Possono però essere riconosciute (il che è un primo doveroso atto nei confronti di un mondo creativo giovanile che si occupa principalmente di serate e quindi viene confuso nel pentolone della caciare e del disordine fine a se stesso) e soprattutto responsabilizzate: ora che questo fermento è maturato, non teniamolo lontano dalla sfera per così dire istituzionale della creazione e della programmazione culturale della città, anzi mettiamolo in contatto con essa e facciamo in modo che si contaminino a vicenda. Diamogli delle responsabilità, dato che è una precisa richiesta del territorio quella che ci arriva, e nello stesso tempo permettiamogli di maturare ulteriormente cimentandosi in prove che, essendo istituzionali, sono anche più complesse.
Da questo punto di vista, viviamo un’epoca totalmente diversa dalle precedenti, perché si è ridotto il lasso di tempo in cui esperienze creative marginali riescono a divenire centrali, e il linguaggio messo in piedi da questi gruppi di ragazzi arriva presto ad alimentare la musica, l’arte, l’espressività del loro tempo, rispetto a quanto avveniva in passato. Le ragioni immagino siano diverse, tutte interessanti, e materia di sociologi e antropologi molto più ferrati di me. Il dato di fatto è che oggi questi ragazzi sono consapevoli, pronti, in attesa di un segnale di riconoscimento. Il dato di fatto è che sono in grado più di molti altri di afferrare il mood di un periodo, e di un territorio.

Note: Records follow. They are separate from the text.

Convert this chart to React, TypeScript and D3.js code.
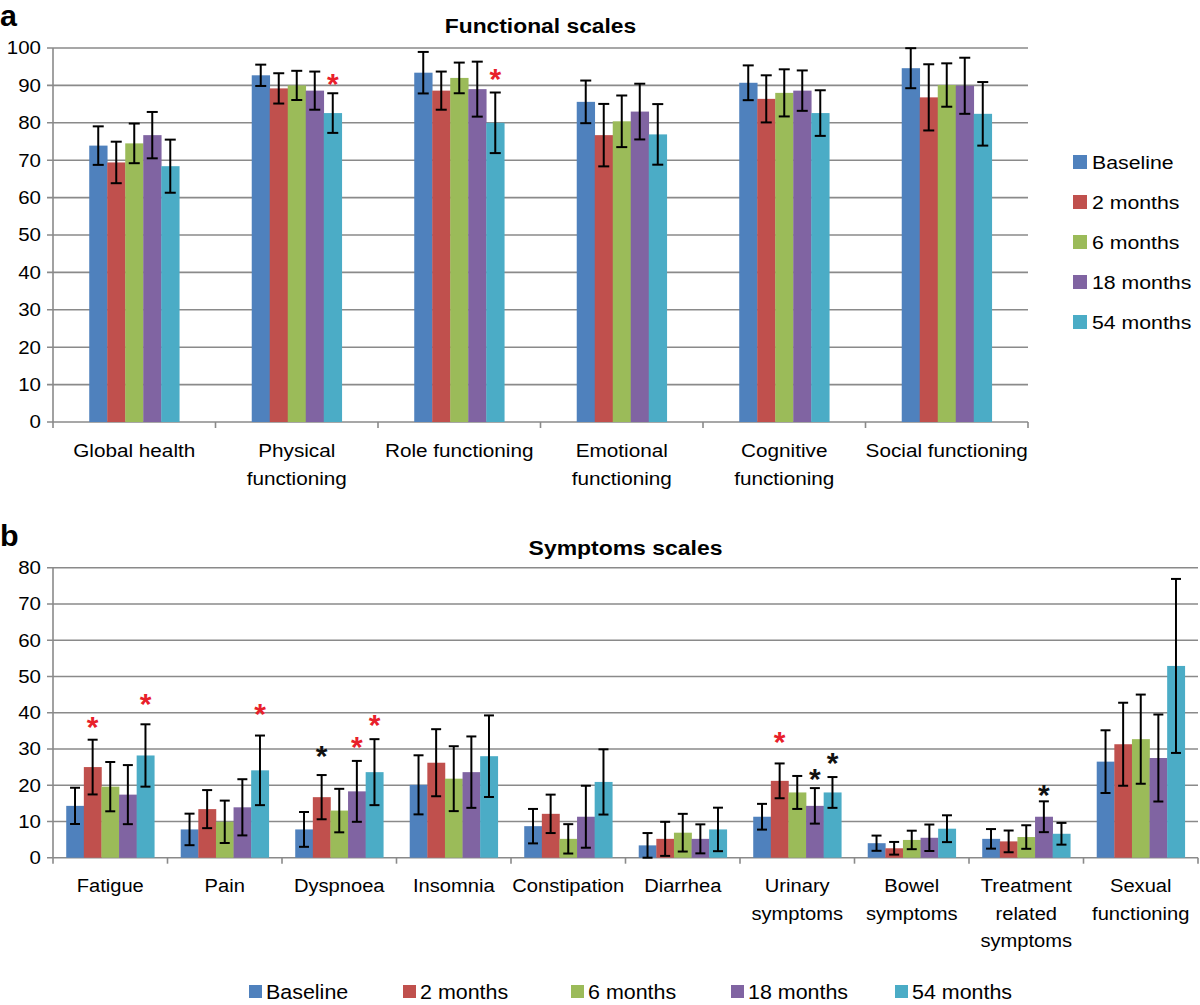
import React from "react";
import * as d3 from "d3";

// ---------- data ----------
const seriesNames = ["Baseline", "2 months", "6 months", "18 months", "54 months"];
const seriesColors = ["#4F81BD", "#C0504D", "#9BBB59", "#8064A2", "#4BACC6"];

// Panel a: functional scales
const funcCategories = ["Global health", "Physical\nfunctioning", "Role functioning", "Emotional\nfunctioning", "Cognitive\nfunctioning", "Social functioning"];
const funcBaseline = [73.9, 92.7, 93.4, 85.6, 90.7, 94.6];
const func2m = [69.4, 89.2, 88.6, 76.7, 86.4, 86.8];
const func6m = [74.5, 90.0, 92.0, 80.4, 88.0, 90.1];
const func18m = [76.7, 88.6, 89.0, 83.0, 88.6, 89.9];
const func54m = [68.4, 82.6, 80.0, 76.9, 82.6, 82.4];
const funcErrBaseline = [5.15, 2.85, 5.55, 5.7, 4.65, 5.35];
const funcErr2m = [5.55, 4.05, 5.1, 8.35, 6.3, 8.85];
const funcErr6m = [5.3, 3.9, 4.1, 6.9, 6.3, 5.8];
const funcErr18m = [6.2, 5.1, 7.35, 7.45, 5.4, 7.5];
const funcErr54m = [7.1, 5.3, 8.1, 8.1, 6.1, 8.5];
const funcTicks = [0, 10, 20, 30, 40, 50, 60, 70, 80, 90, 100];
// significance markers: [category index, series index, value, colour key]
const funcStars: [number, number, number, string][] = [
  [1, 4, 92.2, "red"],
  [2, 4, 93.6, "red"],
];

// Panel b: symptoms scales
const sympCategories = ["Fatigue", "Pain", "Dyspnoea", "Insomnia", "Constipation", "Diarrhea", "Urinary\nsymptoms", "Bowel\nsymptoms", "Treatment\nrelated\nsymptoms", "Sexual\nfunctioning"];
const sympBaseline = [14.3, 7.8, 7.8, 20.1, 8.7, 3.4, 11.3, 4.0, 5.2, 26.5];
const symp2m = [25.0, 13.4, 16.7, 26.2, 12.1, 5.2, 21.2, 2.6, 4.5, 31.3];
const symp6m = [19.6, 9.9, 13.0, 21.8, 5.2, 6.9, 18.0, 4.9, 5.7, 32.7];
const symp18m = [17.4, 13.9, 18.3, 23.6, 11.3, 5.2, 14.3, 5.5, 11.3, 27.5];
const symp54m = [28.2, 24.1, 23.6, 28.0, 20.9, 7.8, 18.0, 8.0, 6.6, 52.9];
const sympErrBaseline = [5.0, 4.35, 4.8, 8.15, 4.75, 3.4, 3.55, 2.1, 2.7, 8.65];
const sympErr2m = [7.55, 5.25, 6.1, 9.25, 5.3, 4.7, 4.8, 1.75, 3.0, 11.45];
const sympErr6m = [6.8, 5.85, 6.0, 8.95, 4.05, 5.2, 4.55, 2.55, 3.25, 12.3];
const sympErr18m = [8.15, 7.75, 8.4, 9.85, 8.55, 4.0, 4.9, 3.65, 4.25, 12.0];
const sympErr54m = [8.6, 9.6, 9.1, 11.25, 9.0, 6.0, 4.25, 3.7, 3.0, 24.0];
const sympTicks = [0, 10, 20, 30, 40, 50, 60, 70, 80];
const sympStars: [number, number, number, string][] = [
  [0, 1, 38.0, "red"],
  [0, 4, 44.4, "red"],
  [1, 4, 41.7, "red"],
  [2, 1, 29.9, "black"],
  [2, 3, 32.5, "red"],
  [2, 4, 38.5, "red"],
  [6, 1, 33.8, "red"],
  [6, 3, 23.7, "black"],
  [6, 4, 28.1, "black"],
  [8, 3, 19.1, "black"],
];

const funcValues = [funcBaseline, func2m, func6m, func18m, func54m];
const funcErrs = [funcErrBaseline, funcErr2m, funcErr6m, funcErr18m, funcErr54m];
const sympValues = [sympBaseline, symp2m, symp6m, symp18m, symp54m];
const sympErrs = [sympErrBaseline, sympErr2m, sympErr6m, sympErr18m, sympErr54m];

// ---------- style ----------
const FONT = "'Liberation Sans', Arial, Helvetica, sans-serif";
const GRID = "#8a8a8a";
const STAR_COLORS: Record<string, string> = { red: "#e8202a", black: "#111" };
const SX = 1.12;

function T(props: {
  x: number; y: number; text: string; anchor?: string; size: number; weight?: string; fill?: string; sx?: number;
}) {
  const { x, y, text, anchor = "middle", size, weight = "normal", fill = "#000", sx = SX } = props;
  return (
    <text
      transform={`translate(${x},${y}) scale(${sx},1)`}
      textAnchor={anchor}
      fontFamily={FONT}
      fontSize={size}
      fontWeight={weight}
      fill={fill}
    >
      {text}
    </text>
  );
}

type PanelProps = {
  categories: string[];
  values: number[][];
  errs: number[][];
  ticks: number[];
  stars: [number, number, number, string][];
  left: number; right: number; top: number; bottom: number;
  maxY: number;
  groupPadding: number;
  cap: number;
  labelY: number;
  labelLH: number;
  labelSize: number;
  labelSx: number;
};

function Panel(p: PanelProps) {
  const x0 = d3.scaleBand<number>()
    .domain(d3.range(p.categories.length))
    .range([p.left, p.right])
    .paddingInner(p.groupPadding)
    .paddingOuter(p.groupPadding / 2);
  const x1 = d3.scaleBand<number>().domain(d3.range(seriesNames.length)).range([0, x0.bandwidth()]).padding(0);
  const y = d3.scaleLinear().domain([0, p.maxY]).range([p.bottom, p.top]);
  const step = x0.step();
  const boundaries = d3.range(p.categories.length + 1).map((i) => p.left + i * step);

  return (
    <g>
      {/* gridlines */}
      {p.ticks.map((t) => (
        <line key={"g" + t} x1={p.left - 6} x2={p.right} y1={y(t)} y2={y(t)} stroke={GRID} strokeWidth={1.6} />
      ))}
      {/* y axis */}
      <line x1={p.left} x2={p.left} y1={y(p.maxY)} y2={y(0)} stroke={GRID} strokeWidth={1.6} />
      {/* x ticks */}
      {boundaries.map((bx, i) => (
        <line key={"xt" + i} x1={bx} x2={bx} y1={y(0)} y2={y(0) + 6} stroke={GRID} strokeWidth={1.6} />
      ))}
      {/* y tick labels */}
      {p.ticks.map((t) => (
        <T key={"yl" + t} x={p.left - 12} y={y(t) + 6.3} text={String(t)} anchor="end" size={17.5} sx={1.17} />
      ))}
      {/* bars */}
      {p.values.map((vals, s) =>
        vals.map((v, c) => (
          <rect
            key={`b${s}-${c}`}
            x={(x0(c) as number) + (x1(s) as number)}
            y={y(v)}
            width={x1.bandwidth() + 0.3}
            height={y(0) - y(v)}
            fill={seriesColors[s]}
          />
        ))
      )}
      {/* error bars */}
      {p.values.map((vals, s) =>
        vals.map((v, c) => {
          const cx = (x0(c) as number) + (x1(s) as number) + x1.bandwidth() / 2;
          const e = p.errs[s][c];
          const hi = y(v + e);
          const lo = y(Math.max(0, v - e));
          return (
            <g key={`e${s}-${c}`} stroke="#000" strokeWidth={2}>
              <line x1={cx} x2={cx} y1={hi} y2={lo} />
              <line x1={cx - p.cap / 2} x2={cx + p.cap / 2} y1={hi} y2={hi} />
              <line x1={cx - p.cap / 2} x2={cx + p.cap / 2} y1={lo} y2={lo} />
            </g>
          );
        })
      )}
      {/* stars */}
      {p.stars.map(([c, s, v, col], i) => {
        const cx = (x0(c) as number) + (x1(s) as number) + x1.bandwidth() / 2;
        return (
          <text key={"st" + i} x={cx} y={y(v) + 17} textAnchor="middle" fontFamily={FONT} fontSize={30} fontWeight="bold" fill={STAR_COLORS[col]}>
            *
          </text>
        );
      })}
      {/* category labels */}
      {p.categories.map((lab, c) => {
        const cx = p.left + (c + 0.5) * step;
        return (
          <g key={"cl" + c}>
            {lab.split("\n").map((ln, j) => (
              <T key={j} x={cx} y={p.labelY + j * p.labelLH} text={ln} size={p.labelSize} sx={p.labelSx} />
            ))}
          </g>
        );
      })}
    </g>
  );
}

export default function App() {
  const legendAx = 1073;
  const legendAy = [162, 202, 242, 282, 322];
  const legendBx = [249, 403, 571, 731, 895];
  return (
    <svg width={1200} height={1005} style={{ position: "absolute", left: 0, top: 0, background: "#fff" }}>
      <rect x={0} y={0} width={1200} height={1005} fill="#fff" />
      {/* Panel a */}
      <T x={0} y={26} text="a" anchor="start" size={29} weight="bold" sx={1.05} />
      <T x={540.5} y={33} text="Functional scales" size={19.5} weight="bold" sx={1.17} />
      <Panel
        categories={funcCategories}
        values={funcValues}
        errs={funcErrs}
        ticks={funcTicks}
        stars={funcStars}
        left={53}
        right={1028}
        top={48}
        bottom={422}
        maxY={100}
        groupPadding={0.446}
        cap={11}
        labelY={457}
        labelLH={28}
        labelSize={18.5}
        labelSx={1.12}
      />
      {seriesNames.map((n, i) => (
        <g key={"la" + i}>
          <rect x={legendAx} y={legendAy[i] - 7} width={14} height={14} fill={seriesColors[i]} />
          <T x={legendAx + 19} y={legendAy[i] + 6.5} text={n} anchor="start" size={18.5} sx={1.15} />
        </g>
      ))}

      {/* Panel b */}
      <T x={0} y={546} text="b" anchor="start" size={29} weight="bold" sx={1.05} />
      <T x={625.5} y={555} text="Symptoms scales" size={20.5} weight="bold" sx={1.12} />
      <Panel
        categories={sympCategories}
        values={sympValues}
        errs={sympErrs}
        ticks={sympTicks}
        stars={sympStars}
        left={53}
        right={1198}
        top={567.7}
        bottom={857.7}
        maxY={80}
        groupPadding={0.231}
        cap={10}
        labelY={892}
        labelLH={27.5}
        labelSize={19}
        labelSx={1.06}
      />
      {seriesNames.map((n, i) => (
        <g key={"lb" + i}>
          <rect x={legendBx[i]} y={985} width={13} height={13} fill={seriesColors[i]} />
          <T x={legendBx[i] + 17} y={999} text={n} anchor="start" size={19.5} sx={1.1} />
        </g>
      ))}
    </svg>
  );
}
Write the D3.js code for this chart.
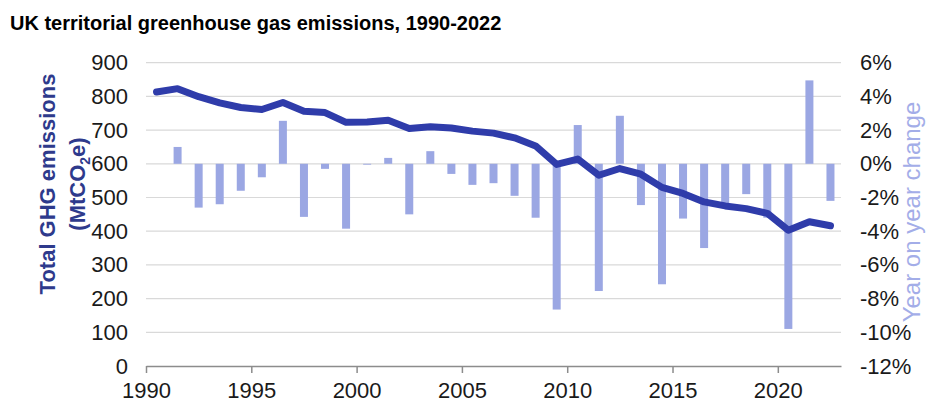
<!DOCTYPE html>
<html>
<head>
<meta charset="utf-8">
<script src="https://cdn.jsdelivr.net/npm/d3@7"></script>
<style>
  body { margin: 0; background: #fff; }
  svg { font-family: "Liberation Sans", Arial, sans-serif; }
</style>
</head>
<body>
<svg width="926" height="403"></svg>
<script>
// data
var years = d3.range(1990, 2023);
var emissions = [813, 823, 799, 781, 767, 761, 782, 756, 752, 723, 724, 729, 705, 710,
                 706, 697, 691, 677, 653, 598, 614, 566, 586, 569, 530, 512, 487, 475,
                 467, 453, 403, 428, 416];
var yoyChange = [null, 1.0, -2.6, -2.4, -1.6, -0.8, 2.55, -3.15, -0.3, -3.85, -0.05, 0.35,
                 -3.0, 0.75, -0.6, -1.25, -1.15, -1.9, -3.2, -8.65, 2.3, -7.55, 2.85, -2.45,
                 -7.15, -3.25, -5.0, -2.35, -1.8, -3.2, -9.8, 4.95, -2.2];
var leftTicks = d3.range(0, 901, 100);
var rightTicks = d3.range(-12, 7, 2);
var yearTicks = [1990, 1995, 2000, 2005, 2010, 2015, 2020];

var svg = d3.select("svg"),
    pLeft = 146, pRight = 841, pTop = 62.7, pBottom = 366;

var lineCol = "#2f3caa", barCol = "#9ba7e3";

//scales
var x = d3.scaleBand().domain(years).range([pLeft, pRight]);
var xAxisScale = d3.scaleLinear().domain([1990, 2023]).range([pLeft, pRight]);
var yL = d3.scaleLinear().domain([0, 900]).range([pBottom, pTop]);
var yR = d3.scaleLinear().domain([-12, 6]).range([pBottom, pTop]);

svg.append("text")
    .attr("x", 10).attr("y", 30)
    .style("font-size", "20px").style("font-weight", "bold")
    .text("UK territorial greenhouse gas emissions, 1990-2022");

// gridlines
svg.append("g").selectAll("line")
    .data(leftTicks.slice(1))
    .enter().append("line")
    .attr("x1", pLeft).attr("x2", pRight)
    .attr("y1", function(d) { return yL(d); })
    .attr("y2", function(d) { return yL(d); })
    .attr("stroke", "#d9d9d9").attr("stroke-width", 1.2);

// bars (right axis)
var barData = years.map(function(y, i) { return {year: y, v: yoyChange[i]}; })
    .filter(function(d) { return d.v !== null; });
svg.append("g").selectAll("rect")
    .data(barData)
    .enter().append("rect")
    .attr("x", function(d) { return x(d.year) + x.bandwidth() / 2 - 4; })
    .attr("width", 8)
    .attr("y", function(d) { return yR(Math.max(0, d.v)); })
    .attr("height", function(d) { return Math.abs(yR(d.v) - yR(0)); })
    .attr("fill", barCol);

// x axis
var xAxis = svg.append("g")
    .attr("transform", "translate(0," + pBottom + ")")
    .call(d3.axisBottom(xAxisScale).tickValues(yearTicks).tickFormat(d3.format("d"))
        .tickSize(7).tickSizeOuter(0).tickPadding(9));
xAxis.select(".domain").attr("stroke", "#8c8c8c").attr("stroke-width", 1.5);
xAxis.selectAll(".tick line").attr("stroke", "#8c8c8c").attr("stroke-width", 1.5);
xAxis.selectAll("text").style("font-size", "22px").attr("fill", "#1a1a1a");

// left axis
var yAxisL = svg.append("g")
    .attr("transform", "translate(" + pLeft + ",0)")
    .call(d3.axisLeft(yL).tickValues(leftTicks).tickSize(0).tickPadding(18));
yAxisL.select(".domain").remove();
yAxisL.selectAll("text").style("font-size", "22px").attr("fill", "#1a1a1a");

// right axis
var yAxisR = svg.append("g")
    .attr("transform", "translate(" + pRight + ",0)")
    .call(d3.axisRight(yR).tickValues(rightTicks).tickSize(0).tickPadding(19)
        .tickFormat(function(d) { return d + "%"; }));
yAxisR.select(".domain").remove();
yAxisR.selectAll("text").style("font-size", "22px").attr("fill", "#1a1a1a");

// emissions line
var line = d3.line()
    .x(function(d, i) { return x(years[i]) + x.bandwidth() / 2; })
    .y(function(d) { return yL(d); });
svg.append("path")
    .datum(emissions)
    .attr("d", line)
    .attr("fill", "none")
    .attr("stroke", lineCol)
    .attr("stroke-width", 7)
    .attr("stroke-linecap", "round")
    .attr("stroke-linejoin", "round");

// axis titles
var lt = svg.append("text")
    .attr("transform", "translate(0,184) rotate(-90)")
    .attr("text-anchor", "middle")
    .attr("fill", "#2e3a8c")
    .style("font-size", "22px").style("font-weight", "bold");
lt.append("tspan").attr("x", 0).attr("y", 55).text("Total GHG emissions");
lt.append("tspan").attr("x", 0).attr("y", 85).text("(MtCO")
  .append("tspan").attr("dy", 5).style("font-size", "14px").text("2");
lt.append("tspan").attr("dy", -5).text("e)");

svg.append("text")
    .attr("transform", "translate(920,212) rotate(-90)")
    .attr("text-anchor", "middle")
    .attr("fill", "#a3ade8")
    .style("font-size", "24px")
    .text("Year on year change");
</script>
</body>
</html>
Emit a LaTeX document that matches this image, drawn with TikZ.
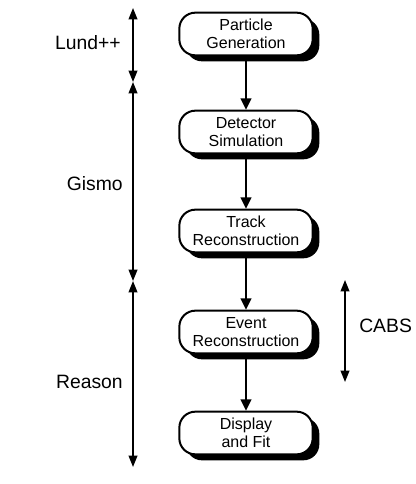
\documentclass[tikz,border=0pt]{standalone}
\usepackage{fontspec}
\setmainfont{Liberation Sans}
\usepackage{tikz}
\usetikzlibrary{arrows.meta, positioning, shadows}

\begin{document}
\begin{tikzpicture}[x=0.75pt, y=-0.75pt,
  stage/.style={draw=black, line width=1.5pt, fill=white, rounded corners=12pt,
    minimum width=100pt, minimum height=32pt, align=center, inner sep=1pt,
    font=\fontsize{12}{13.5}\selectfont,
    drop shadow={shadow xshift=5pt, shadow yshift=-4.5pt, fill=black, opacity=1}},
  flow/.style={line width=1.4pt, -{Triangle[length=8.5pt, width=8pt]}},
  span/.style={line width=1.3pt, {Triangle[length=8.5pt, width=6.5pt]}-{Triangle[length=8.5pt, width=6.5pt]}},
  tool/.style={font=\fontsize{14.5}{16}\selectfont, inner sep=0pt}]
  \useasboundingbox (0,0) rectangle (415,484);
  % processing chain (centre column)
  \node[stage] (gen) at (246,34)  {Particle\\Generation};
  \node[stage] (sim) at (246,132) {Detector\\Simulation};
  \node[stage] (trk) at (246,231) {Track\\Reconstruction};
  \node[stage] (evt) at (246,332) {Event\\Reconstruction};
  \node[stage] (fit) at (246,433) {Display\\and Fit};
  \foreach \a/\b in {gen/sim, sim/trk, trk/evt, evt/fit} {
    \draw[flow] (\a) -- (\b);
  }
  % program ranges on the left
  \coordinate (lt)  at (133,8);
  \coordinate (lj1) at (133,82);
  \coordinate (lj2) at (133,281);
  \coordinate (lb)  at (133,467);
  \draw[span] (lt) -- (lj1);
  \draw[span] (lj1) -- (lj2);
  \draw[span] (lj2) -- (lb);
  \node[tool, anchor=east] (lund)   at (121,43)  {Lund++};
  \node[tool, anchor=east] (gismo)  at (123,184) {Gismo};
  \node[tool, anchor=east] (reason) at (123,382) {Reason};
  % CABS range on the right
  \coordinate (ct) at (345,280);
  \coordinate (cb) at (345,382);
  \draw[span] (ct) -- (cb);
  \node[tool, anchor=west] (cabs) at (359,326) {CABS};
\end{tikzpicture}
\end{document}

Il capodanno 2016 ha segnato una scelta, che, sia chiaro, non è stata una scelta di gusto: nel momento giusto, quando il nostro teatro ha raggiunto la solidità che da anni tutti si aspettavano ed è quindi divenuto il braccio istituzionale dello spettacolo cittadino, e quando le realtà che ho definito informali hanno raggiunto la maturità e la consapevolezza adatte, li abbiamo fatti incontrare. Il teatro è sceso in strada, i ragazzi si sono rapportati con dinamiche che non conoscevano.
Ne è venuta fuori una gran bella serata, di certo migliorabile sotto alcuni aspetti, ma che ha detto che siamo tutti una città che fa linguaggio, fa cultura, fa creazione. E’ l’inizio di un percorso, con un ottimo destino.
Oh beh, naturalmente ci sono mille alternative, che comunque si riducono ad una: ignorare un’importante parte del fermento cittadino e aspettare che i ragazzi se ne vadano (fuggendo, non andando), e portino con sé il talento, e i linguaggi nuovi che solo i giovani sono in grado di creare. Mentre il nostro obiettivo è il contrario, che Ancona sia sempre più la città di questo territorio fatto di piccoli centri, una città aperta ai ragazzi, capace di attirarli e di dargli strumenti per crescere, di dargli voce per davvero, che non significa prestargli il microfono per dire cosa non va, ma fargli fare cosa va.
La serata di capodanno 2016 ha visto di sicuro 2-3000 persone girare in piazza, ma soprattutto ha visto lavorare assieme molte persone che amano Ancona, e si dannano l’anima per dimostrarlo con i fatti. Sarà sempre meglio, lo sappiamo tutti.